Показательно, что и другие обитатели психушки также реализуют себя в языке. Староста 3-й палаты и диктатор 2-й Прохоров устраивает виртуозные словесные фейерверки, пародирующие советскую официозную риторику: таков его суд над "контр-адмиралом КГБ" Михалычем, "ядреным маньяком и сторожевым псом Пентагона", приговоренным к "пожизненному повешению". Сережа Клейнмихель (имя, опять-таки явно отсылающее к Некрасову) и Пашка Еремин, несмотря на общую замороженность, в минуты просветлении способны производить великолепные по своему комизму обороты типа "его надо убивать вниз головой", "водку пьянствовал и дисциплину хулиганил". Вова, "меланхолический старичок из деревни", в своих монологах создает блестящую абсурдистскую пародию на "деревенскую прозу" с ее упоением природой:
Утром, первым делом как просыпаешься, . . . первым делом снимаешь с себя сапоги. . . надеваешь телогрейку, берешь с собой документы, и вот так, в чем мать родила, идешь в степь стрелять окуней. . . А впереди - что-то черненькое белеется. . . Думаешь, может, просто куст боярышника?. . Да, нет.
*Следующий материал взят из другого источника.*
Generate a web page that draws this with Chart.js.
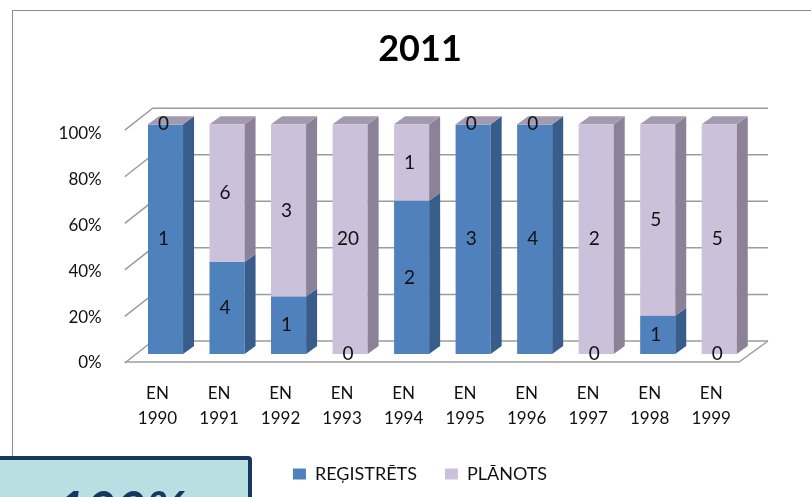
<!DOCTYPE html>
<html>
<head>
<meta charset="utf-8">
<script src="https://cdn.jsdelivr.net/npm/chart.js@4.4.0/dist/chart.umd.min.js"></script>
<style>
  html, body { margin: 0; padding: 0; background: #fff; }
  body { width: 811px; height: 497px; position: relative; overflow: hidden; }
  #frame { position: absolute; left: 12px; top: 10px; width: 900px; height: 600px; border: 1px solid #8c8c8c; box-sizing: border-box; }
  #wrap { position: absolute; left: 0; top: 0; width: 811px; height: 497px; }
  #badge { position: absolute; left: -6px; top: 456px; width: 258px; height: 60px; background: #b8e0e3; border: 4px solid #17375e; border-radius: 4px; box-sizing: border-box; overflow: hidden; }
  #badge span { position: absolute; left: 58px; top: 17px; font: italic bold 52px Lato, sans-serif; color: #17375e; }
</style>
</head>
<body>
<div id="frame"></div>
<div id="wrap"><canvas id="chart" width="811" height="497"></canvas></div>
<div id="badge"><span>100%</span></div>
<script>
// dati no attēla
const categories = ['EN 1990', 'EN 1991', 'EN 1992', 'EN 1993', 'EN 1994', 'EN 1995', 'EN 1996', 'EN 1997', 'EN 1998', 'EN 1999'];
const registreti = [1, 4, 1, 0, 2, 3, 4, 0, 1, 0];
const planoti = [0, 6, 3, 20, 1, 0, 0, 2, 5, 5];
const seriesNames = ['REĢISTRĒTS', 'PLĀNOTS'];
const chartTitle = '2011';

const totals = registreti.map((v, i) => v + planoti[i]);
const regPct = registreti.map((v, i) => v / totals[i] * 100);
const planPct = planoti.map((v, i) => v / totals[i] * 100);
const rawValues = [registreti, planoti];

const FONT = 'Lato, sans-serif';
const DEPTH_X = 11, DEPTH_Y = 8;
const pctLabel = v => v + '%';

// 3D siena, grīda un stabiņu sāni
const bars3d = {
    id: 'bars3d',
    beforeDatasetsDraw(chart) {
        const ctx = chart.ctx;
        const area = chart.chartArea;
        const y = chart.scales.y;
        const backLeft = area.left + 18;
        const backRight = area.right + 18;
        const backY = v => {
            const yf = y.getPixelForValue(v);
            return yf - 16 + (yf - area.top) * 0.013;
        };
        ctx.save();
        ctx.strokeStyle = '#9c9c9c';
        ctx.lineWidth = 1.5;
        y.ticks.forEach(t => {
            const yb = backY(t.value);
            ctx.beginPath();
            ctx.moveTo(backLeft - 28, yb + 22);
            ctx.lineTo(backLeft, yb);
            ctx.lineTo(backRight, yb);
            ctx.stroke();
        });
        // grīda
        const y0 = backY(0);
        ctx.beginPath();
        ctx.moveTo(backLeft - 28, y0 + 21);
        ctx.lineTo(backRight - 29, y0 + 21);
        ctx.lineTo(backRight, y0);
        ctx.stroke();
        // y ass uzraksti pie sienas priekšējās malas
        ctx.fillStyle = '#111';
        ctx.font = '17px ' + FONT;
        ctx.textAlign = 'right';
        ctx.textBaseline = 'middle';
        y.ticks.forEach(t => {
            ctx.fillText(pctLabel(t.value), area.left - 33, y.getPixelForValue(t.value) + 9);
        });
        ctx.restore();
    },
    afterDatasetsDraw(chart) {
        const ctx = chart.ctx;
        const sideColors = ['#385d8a', '#8c8298'];
        ctx.save();
        chart.data.datasets.forEach((ds, di) => {
            const meta = chart.getDatasetMeta(di);
            meta.data.forEach(bar => {
                const right = bar.x + bar.width / 2;
                const left = bar.x - bar.width / 2;
                ctx.fillStyle = sideColors[di];
                ctx.beginPath();
                ctx.moveTo(right, bar.y);
                ctx.lineTo(right + DEPTH_X, bar.y - DEPTH_Y);
                ctx.lineTo(right + DEPTH_X, bar.base - DEPTH_Y);
                ctx.lineTo(right, bar.base);
                ctx.closePath();
                ctx.fill();
                if (di === chart.data.datasets.length - 1) {
                    ctx.fillStyle = '#a49aaf';
                    ctx.beginPath();
                    ctx.moveTo(left, bar.y);
                    ctx.lineTo(left + DEPTH_X, bar.y - DEPTH_Y);
                    ctx.lineTo(right + DEPTH_X, bar.y - DEPTH_Y);
                    ctx.lineTo(right, bar.y);
                    ctx.closePath();
                    ctx.fill();
                }
            });
        });
        // vērtību uzraksti
        ctx.fillStyle = '#111';
        ctx.font = '19px ' + FONT;
        ctx.textAlign = 'center';
        ctx.textBaseline = 'middle';
        chart.data.datasets.forEach((ds, di) => {
            const meta = chart.getDatasetMeta(di);
            meta.data.forEach((bar, i) => {
                ctx.fillText(String(rawValues[di][i]), bar.x - 2, (bar.y + bar.base) / 2);
            });
        });
        ctx.restore();
    }
};

new Chart(document.getElementById('chart'), {
    type: 'bar',
    data: {
        labels: categories.map(c => c.split(' ')),
        datasets: [
            { label: seriesNames[0], data: regPct, backgroundColor: '#4f81bd' },
            { label: seriesNames[1], data: planPct, backgroundColor: '#ccc1da' }
        ]
    },
    options: {
        responsive: false,
        animation: false,
        devicePixelRatio: 1,
        categoryPercentage: 1,
        barPercentage: 0.57,
        layout: { padding: { left: 90, right: 61, bottom: 4, top: 0 } },
        scales: {
            x: {
                stacked: true,
                grid: { display: false, drawTicks: false },
                border: { display: false },
                ticks: { color: '#111', font: { family: FONT, size: 17, lineHeight: 1.47 }, padding: 27, labelOffset: -8, maxRotation: 0 },
                afterFit(scale) { scale.height = 83; }
            },
            y: {
                stacked: true,
                min: 0,
                max: 100,
                grid: { display: false, drawTicks: false },
                border: { display: false },
                ticks: { stepSize: 20, display: false, callback: pctLabel },
                afterFit(scale) { scale.width = 44.75; }
            }
        },
        plugins: {
            title: { display: true, text: chartTitle, color: '#000', font: { family: FONT, size: 36, weight: 'bold' }, padding: { top: 28, bottom: 53 } },
            legend: {
                position: 'bottom',
                labels: { color: '#111', font: { family: FONT, size: 18 }, boxWidth: 13, boxHeight: 11, padding: 28 }
            },
            tooltip: { enabled: false }
        }
    },
    plugins: [bars3d]
});
</script>
</body>
</html>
Может быть, армянин?. . Да нет, откуда в хвощах может быть армянин? А ведь это, оказывается, мой внучок Сергунчик, ему еще только четыре годика, волосики на спине только начали расти, - а он уже все различает. . . каждую пичужку изучает по внутренностям. . .
"Декламатор и цветовод" Стасик перечисляет названия выведенных им растений, и этот список может конкурировать с названиями коктейлей из "Москвы - Петушков". В этом же ряду оказывается и Алеха-диссидент, прославившийся своей способностью метко сморкаться на "галстух" вышестоящего начальства (в палате он поражает таким образом Борьку-мордоворота): "весь город звал его диссидентом, их ошеломила безнаказанность и новизна борьбы против существующего порядка вещей и субординации".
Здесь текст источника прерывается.